Muralles, who was born in Guatemala City and raised in Lamont, has a son, Alex, with wife Maria. He works 40-plus hours a week as lead machine operator at NuSil Silicone Technology and another four to six hours a day at his art. His murals are so in-demand, clients are put on a two-month waiting list.

"For me, it's more like a hobby and I get paid for it," Muralles said of his art. "I'm looking more for publicity more than the money, but the money helps a lot. I do it more to show people what I can do and to throw messages out there."

Muralles took time away from his busy day to answer more of our questions.
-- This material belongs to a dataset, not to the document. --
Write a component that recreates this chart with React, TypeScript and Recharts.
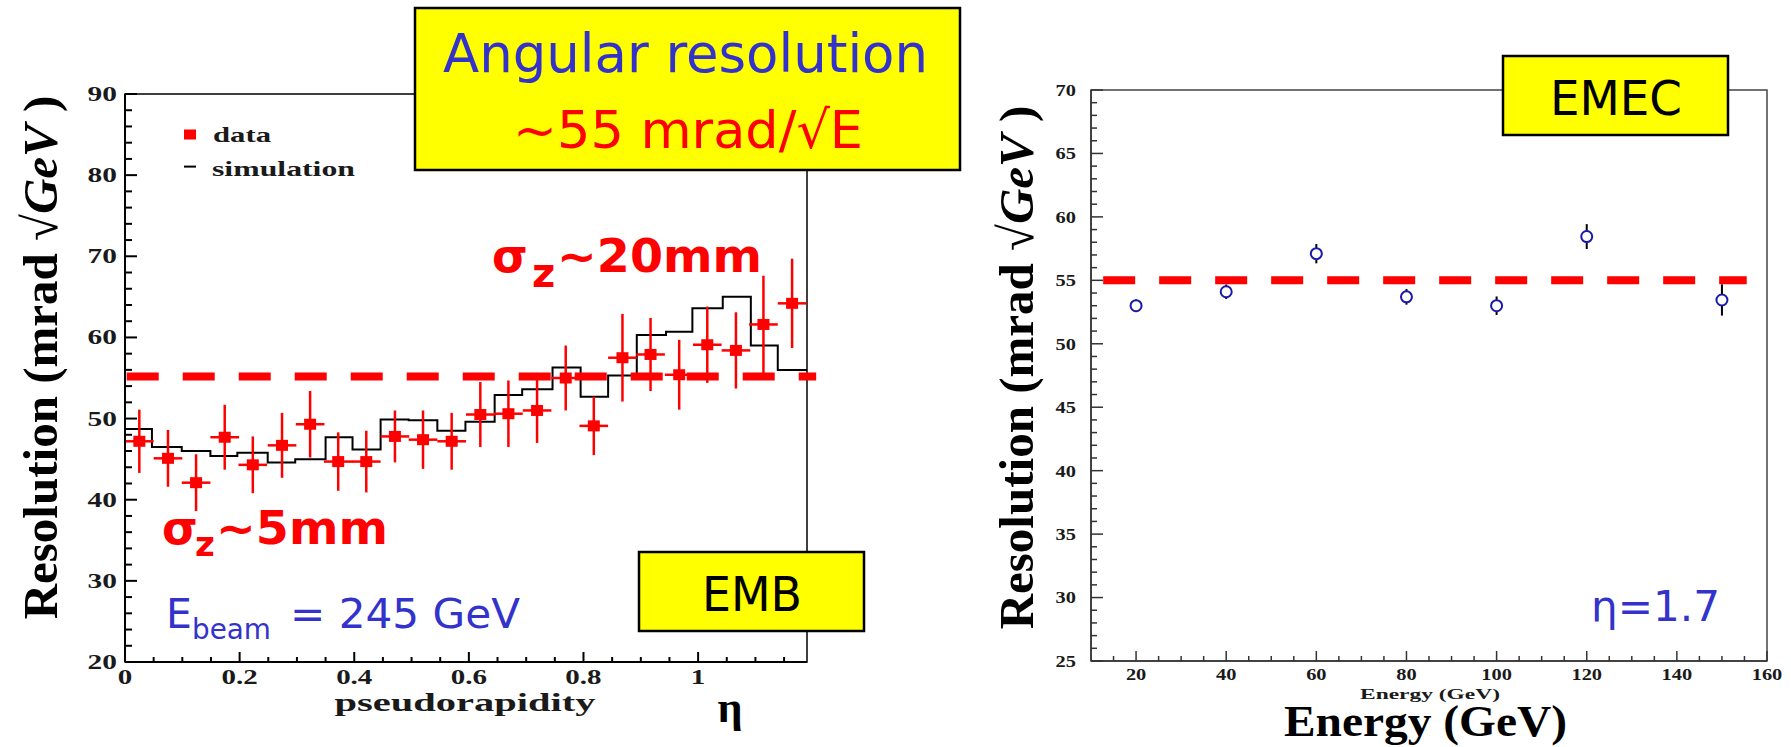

You had the challenge of ending our 10-part Eye Gallery story. Was that tough?

It was a challenge to be able to carry on other artists' point of view in the story. The fact that the character in the story seemed to be in a confused situation made it harder to find a conclusion. However, I knew I needed to bring the positive side to the story, so wrapping it up with a positive ending was a must for me.

The solution to the main character's problem and confusion was always within her. Which is what I think most of the time happens to many people in this real world we live in.

When did you know art would be a lifelong passion?

At only age 5 I was drawing replicas of many cartoon characters and felt the passion for colors.

How do you challenge yourself artistically?

I'm always looking up different artists. That really helped me a lot; you get to see art in a different way. You have to really pay close attention to detail and the meaning of stuff. You start to learn to read the art more.

Besides all the "helpful" advice from people watching you work, are there other drawbacks to painting murals?

Just the fact of being out in the heat here in Bakersfield; that's the other thing that's not that good.

What is the biggest, most ambitious mural you've done to date?

The biggest one of I've ever done in a public place was at the Kern County Museum. I painted it with an artist from LA and some students. It was a timeline of people who came out of Bakersfield: Ming, Lopez, Bonnie Owens, and other stuff like the Clock Tower, oil derricks, oil field workers. Toward the end of the mural, there's a portrait of my son fishing at the canal. That's representing the future.

What does your art say about you?

I like a positive, colorful feeling and somehow I like to incorporate nature in most of my paintings.